In Slack deal, Atlassian is killing fallen teamwork phenom HipChat
[Photo: Glenn Carstens-Peters/Unsplash]

Atlassian’s HipChat has been a dead service walking for a while now. As of next February 15, it will be dead, period. The company is discontinuing it and a newer collaboration tool, Stride, and throwing its support behind the company that has trounced both, Slack. The deal comes with a “small but symbolically important” investment in Slack by Atlassian, according to a tweet by Slack CEO Stewart Butterfield. Slack is acquiring intellectual property relating to the two products to aid migration, but not the products themselves.

Launched in 2010 (and acquired by Atlassian in 2012), HipChat was a handy way for team members to exchange messages in real time, and it quickly became popular. But in 2014, Slack—which did largely the same thing in a far more polished way—started to catch fire. Rather than trying to ensure that HipChat stayed Mothra to Slack’s Godzilla, Atlassian let it founder. Last September, it announced Stride and seemingly lost whatever remaining interest it had in HipChat: In recent months, the HipChat.com home page was an ad for Stride and didn’t even tell you how to log into HipChat.

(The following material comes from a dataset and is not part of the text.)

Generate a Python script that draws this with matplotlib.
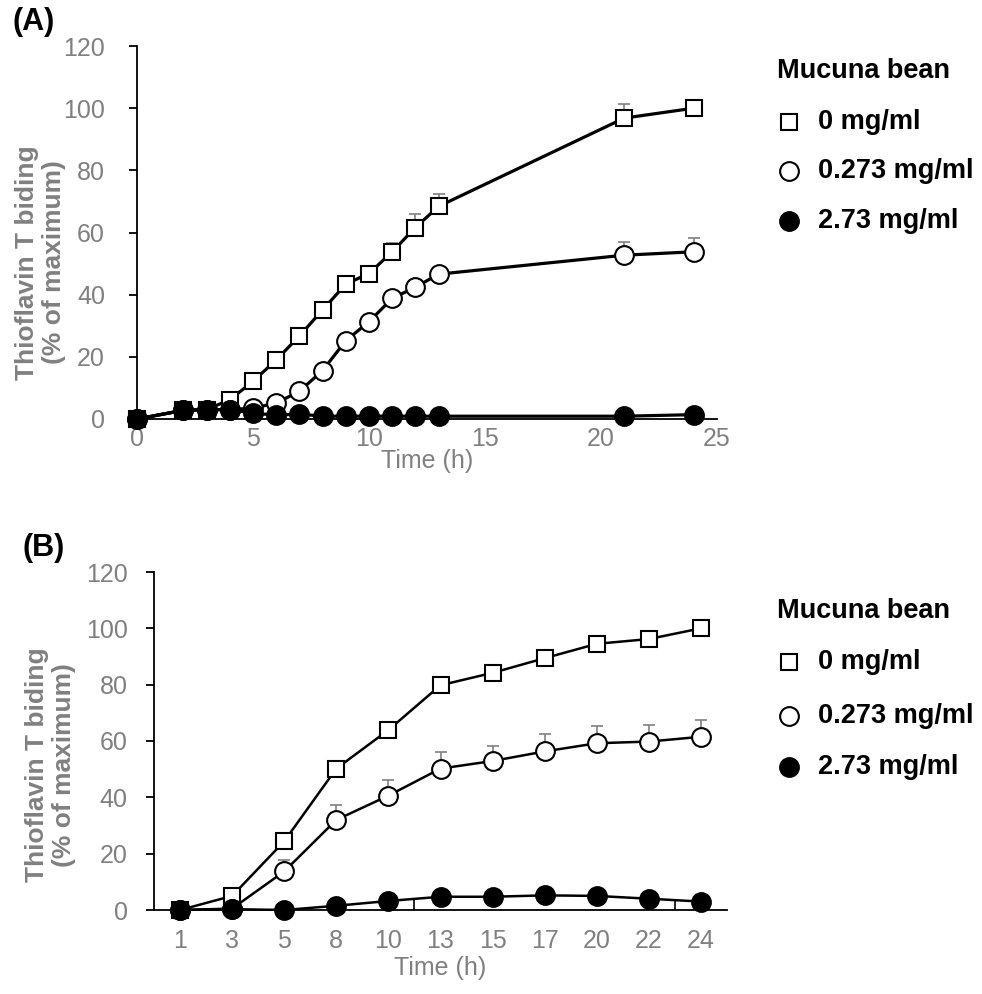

As with many battles between two tech products that end with a decisive winner, Slack won over HipChat mostly by building a better product. But it’s tempting to wonder if there’s an alternate universe where Atlassian put up more of a fight, thereby creating healthy competition and benefiting users of both services.

Meanwhile, Microsoft’s Teams remains in the workplace-chat race, and its recent addition of a free version means it’s taking on Slack even more directly than in the past.